Je compris rapidement que quelque chose clochait et décidais de me débarrasser de ma tendance dichotomique, limite schizophrénique. Mais j’étais bien en mal alors de pouvoir choisir qui, d’Angélique ou de la Marquise allait pouvoir rester. Je me décidais donc de regarder enfin, avec tout l’intérêt de mes 14 ans, en direction du monde des mâles.
J’avais bien sûr déjà eu quelques petites aventurettes où, dans l’obscurité d’une salle paroissiale, j’avais échangé un peu de salive du bout de la langue et quelques caresses maladroites, peu confondantes, et sans aucun attrait. Mes relations d’alors se résumaient à quelques effleurements hasardeux et principalement à déambuler devant les copines, ma main glissée dans celle de Pascal, Eric ou Rémy, n’acceptant de leur rouler une pelle qu’à certains conditions et dans le noir le plus total.

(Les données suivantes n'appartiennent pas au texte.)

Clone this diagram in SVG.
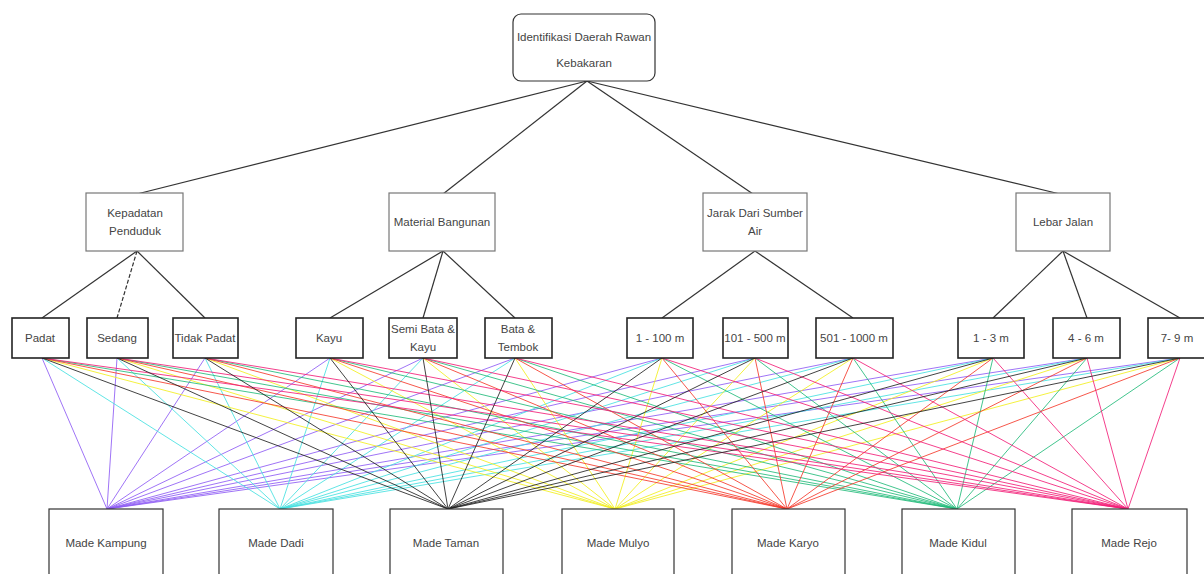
<svg xmlns="http://www.w3.org/2000/svg" width="1204" height="574" viewBox="0 0 1204 574">
<style>
.box{fill:#fff;stroke:#333;stroke-width:1.2}
.box2{fill:#fff;stroke:#777;stroke-width:1.2}
.box3{fill:#fff;stroke:#222;stroke-width:1.6}
.t{font-family:"Liberation Sans",Arial,sans-serif;font-size:11.5px;fill:#444;text-anchor:middle}
.tree{stroke:#333;stroke-width:1.2;fill:none}
.c{stroke-width:1;fill:none;stroke-opacity:0.85}
.k{stroke:#8e5cf5}.d{stroke:#45e0e0}.tm{stroke:#222}.m{stroke:#f2ef1e}.ka{stroke:#f53a2c}.ki{stroke:#22bb7a}.r{stroke:#f21e78}
</style>
<rect width="1204" height="574" fill="#fff"/>
<g id="connectors">
<g class="tree">
<line x1="587" y1="81" x2="137" y2="194"/>
<line x1="587" y1="81" x2="443" y2="194"/>
<line x1="587" y1="81" x2="753" y2="194"/>
<line x1="587" y1="81" x2="1060" y2="194"/>
<line x1="137" y1="251" x2="42" y2="318"/>
<line x1="137" y1="251" x2="117" y2="318" stroke-dasharray="4 2"/>
<line x1="137" y1="251" x2="205" y2="318"/>
<line x1="443" y1="251" x2="330" y2="318"/>
<line x1="443" y1="251" x2="423" y2="318"/>
<line x1="443" y1="251" x2="515" y2="318"/>
<line x1="755" y1="251" x2="662" y2="318"/>
<line x1="755" y1="251" x2="853" y2="318"/>
<line x1="1063" y1="251" x2="993" y2="318"/>
<line x1="1063" y1="251" x2="1087" y2="318"/>
<line x1="1063" y1="251" x2="1180" y2="318"/>
</g>
<g class="c k">
<line x1="42" y1="358" x2="107" y2="509"/><line x1="117" y1="358" x2="107" y2="509"/><line x1="205" y1="358" x2="107" y2="509"/><line x1="330" y1="358" x2="107" y2="509"/><line x1="423" y1="358" x2="107" y2="509"/><line x1="515" y1="358" x2="107" y2="509"/><line x1="662" y1="358" x2="107" y2="509"/><line x1="755" y1="358" x2="107" y2="509"/><line x1="853" y1="358" x2="107" y2="509"/><line x1="993" y1="358" x2="107" y2="509"/><line x1="1087" y1="358" x2="107" y2="509"/><line x1="1180" y1="358" x2="107" y2="509"/>
</g>
<g class="c d">
<line x1="42" y1="358" x2="280" y2="509"/><line x1="117" y1="358" x2="280" y2="509"/><line x1="205" y1="358" x2="280" y2="509"/><line x1="330" y1="358" x2="280" y2="509"/><line x1="423" y1="358" x2="280" y2="509"/><line x1="515" y1="358" x2="280" y2="509"/><line x1="662" y1="358" x2="280" y2="509"/><line x1="755" y1="358" x2="280" y2="509"/><line x1="853" y1="358" x2="280" y2="509"/><line x1="993" y1="358" x2="280" y2="509"/><line x1="1087" y1="358" x2="280" y2="509"/><line x1="1180" y1="358" x2="280" y2="509"/>
</g>
<g class="c m">
<line x1="42" y1="358" x2="615" y2="509"/><line x1="117" y1="358" x2="615" y2="509"/><line x1="205" y1="358" x2="615" y2="509"/><line x1="330" y1="358" x2="615" y2="509"/><line x1="423" y1="358" x2="615" y2="509"/><line x1="515" y1="358" x2="615" y2="509"/><line x1="662" y1="358" x2="615" y2="509"/><line x1="755" y1="358" x2="615" y2="509"/><line x1="853" y1="358" x2="615" y2="509"/><line x1="993" y1="358" x2="615" y2="509"/><line x1="1087" y1="358" x2="615" y2="509"/><line x1="1180" y1="358" x2="615" y2="509"/>
</g>
<g class="c ki">
<line x1="42" y1="358" x2="957" y2="509"/><line x1="117" y1="358" x2="957" y2="509"/><line x1="205" y1="358" x2="957" y2="509"/><line x1="330" y1="358" x2="957" y2="509"/><line x1="423" y1="358" x2="957" y2="509"/><line x1="515" y1="358" x2="957" y2="509"/><line x1="662" y1="358" x2="957" y2="509"/><line x1="755" y1="358" x2="957" y2="509"/><line x1="853" y1="358" x2="957" y2="509"/><line x1="993" y1="358" x2="957" y2="509"/><line x1="1087" y1="358" x2="957" y2="509"/><line x1="1180" y1="358" x2="957" y2="509"/>
</g>
<g class="c ka">
<line x1="42" y1="358" x2="787" y2="509"/><line x1="117" y1="358" x2="787" y2="509"/><line x1="205" y1="358" x2="787" y2="509"/><line x1="330" y1="358" x2="787" y2="509"/><line x1="423" y1="358" x2="787" y2="509"/><line x1="515" y1="358" x2="787" y2="509"/><line x1="662" y1="358" x2="787" y2="509"/><line x1="755" y1="358" x2="787" y2="509"/><line x1="853" y1="358" x2="787" y2="509"/><line x1="993" y1="358" x2="787" y2="509"/><line x1="1087" y1="358" x2="787" y2="509"/><line x1="1180" y1="358" x2="787" y2="509"/>
</g>
<g class="c r">
<line x1="42" y1="358" x2="1128" y2="509"/><line x1="117" y1="358" x2="1128" y2="509"/><line x1="205" y1="358" x2="1128" y2="509"/><line x1="330" y1="358" x2="1128" y2="509"/><line x1="423" y1="358" x2="1128" y2="509"/><line x1="515" y1="358" x2="1128" y2="509"/><line x1="662" y1="358" x2="1128" y2="509"/><line x1="755" y1="358" x2="1128" y2="509"/><line x1="853" y1="358" x2="1128" y2="509"/><line x1="993" y1="358" x2="1128" y2="509"/><line x1="1087" y1="358" x2="1128" y2="509"/><line x1="1180" y1="358" x2="1128" y2="509"/>
</g>
<g class="c tm">
<line x1="42" y1="358" x2="448" y2="509"/><line x1="117" y1="358" x2="448" y2="509"/><line x1="205" y1="358" x2="448" y2="509"/><line x1="330" y1="358" x2="448" y2="509"/><line x1="423" y1="358" x2="448" y2="509"/><line x1="515" y1="358" x2="448" y2="509"/><line x1="662" y1="358" x2="448" y2="509"/><line x1="755" y1="358" x2="448" y2="509"/><line x1="853" y1="358" x2="448" y2="509"/><line x1="993" y1="358" x2="448" y2="509"/><line x1="1087" y1="358" x2="448" y2="509"/><line x1="1180" y1="358" x2="448" y2="509"/>
</g>
</g>
<g id="root"><rect class="box" x="513" y="14" width="142" height="67" rx="8"/><text class="t" x="584" y="41">Identifikasi Daerah Rawan</text><text class="t" x="584" y="67">Kebakaran</text></g>
<g id="kepadatan"><rect class="box2" x="86" y="193" width="97" height="58"/><text class="t" x="135" y="217">Kepadatan</text><text class="t" x="135" y="235">Penduduk</text></g>
<g id="material"><rect class="box2" x="389" y="193" width="106" height="58"/><text class="t" x="442" y="226">Material Bangunan</text></g>
<g id="jarak"><rect class="box2" x="703" y="193" width="104" height="58"/><text class="t" x="755" y="217">Jarak Dari Sumber</text><text class="t" x="755" y="235">Air</text></g>
<g id="lebar"><rect class="box2" x="1016" y="193" width="94" height="58"/><text class="t" x="1063" y="226">Lebar Jalan</text></g>
<g id="padat"><rect class="box3" x="12" y="318" width="57" height="40"/><text class="t" x="40" y="342">Padat</text></g>
<g id="sedang"><rect class="box3" x="87" y="318" width="61" height="40"/><text class="t" x="117" y="342">Sedang</text></g>
<g id="tidakpadat"><rect class="box3" x="173" y="318" width="65" height="40"/><text class="t" x="205" y="342">Tidak Padat</text></g>
<g id="kayu"><rect class="box3" x="296" y="318" width="67" height="40"/><text class="t" x="329" y="342">Kayu</text></g>
<g id="semibata"><rect class="box3" x="389" y="318" width="68" height="40"/><text class="t" x="423" y="333">Semi Bata &amp;</text><text class="t" x="423" y="351">Kayu</text></g>
<g id="batatembok"><rect class="box3" x="485" y="318" width="67" height="40"/><text class="t" x="518" y="333">Bata &amp;</text><text class="t" x="518" y="351">Tembok</text></g>
<g id="j1"><rect class="box3" x="627" y="318" width="66" height="40"/><text class="t" x="660" y="342">1 - 100 m</text></g>
<g id="j2"><rect class="box3" x="723" y="318" width="65" height="40"/><text class="t" x="755" y="342">101 - 500 m</text></g>
<g id="j3"><rect class="box3" x="816" y="318" width="77" height="40"/><text class="t" x="854" y="342">501 - 1000 m</text></g>
<g id="l1"><rect class="box3" x="958" y="318" width="66" height="40"/><text class="t" x="991" y="342">1 - 3 m</text></g>
<g id="l2"><rect class="box3" x="1053" y="318" width="67" height="40"/><text class="t" x="1086" y="342">4 - 6 m</text></g>
<g id="l3"><rect class="box3" x="1148" y="318" width="60" height="40"/><text class="t" x="1177" y="342">7- 9 m</text></g>
<g id="kampung"><rect class="box" x="49" y="509" width="114" height="72"/><text class="t" x="106" y="547">Made Kampung</text></g>
<g id="dadi"><rect class="box" x="219" y="509" width="114" height="72"/><text class="t" x="276" y="547">Made Dadi</text></g>
<g id="taman"><rect class="box" x="390" y="509" width="113" height="72"/><text class="t" x="446" y="547">Made Taman</text></g>
<g id="mulyo"><rect class="box" x="562" y="509" width="112" height="72"/><text class="t" x="618" y="547">Made Mulyo</text></g>
<g id="karyo"><rect class="box" x="732" y="509" width="113" height="72"/><text class="t" x="788" y="547">Made Karyo</text></g>
<g id="kidul"><rect class="box" x="902" y="509" width="113" height="72"/><text class="t" x="958" y="547">Made Kidul</text></g>
<g id="rejo"><rect class="box" x="1072" y="509" width="115" height="72"/><text class="t" x="1129" y="547">Made Rejo</text></g>
</svg>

Mais il ne se passait rien de bien tangible. J’embrassais, je larguais, je draguais…mais je ne ressentais aucun émoi, aucune trouble, et plus de curiosité que de désir. C’était donc cela l’amour dont on m’avait rabâché les oreilles jusqu’à présent ? Une fade bluette, sans grand intérêt et terriblement décevante ? J’en conçus pour mon avenir de femme beaucoup de tristesse et une grande angoisse, prête à reconnaître que mon Angélique m’avait bien menti et que la passion ne vivait que dans le roman, le cinéma et quelques chansons que je passais alors en boucle dans mon mange-disque.

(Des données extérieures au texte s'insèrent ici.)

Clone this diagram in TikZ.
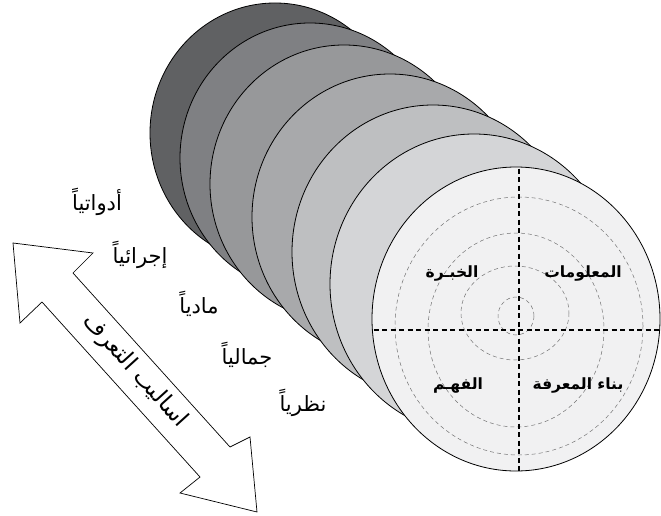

J’errais ainsi dans ma vie, passant de main en main, sans grand enthousiasme, toujours vêtue de mes jeans et tuniques avec pour seule variante à mes Clarks, une paire d’Adidas Americana, montante, blanche à bande tricolore. J’avais tout juste 17 ans, je venais d’avoir mon baccalauréat avec mention et attendais avec impatience de pouvoir filer en Espagne, pays où j’avais passé la quasi totalité de mes vacances par le hasard de l’achat d’une maison au bord de mer, sur la Costa Brava, par mes grands-parents.
Bien organisée, je partis avec ma main du moment, Christian, et un autre couple de potes pour un voyage à travers la Péninsule Ibérique qui devait nous mener, dans une large boucle, de Barcelone à Malaga, puis Séville et enfin San Sebastian.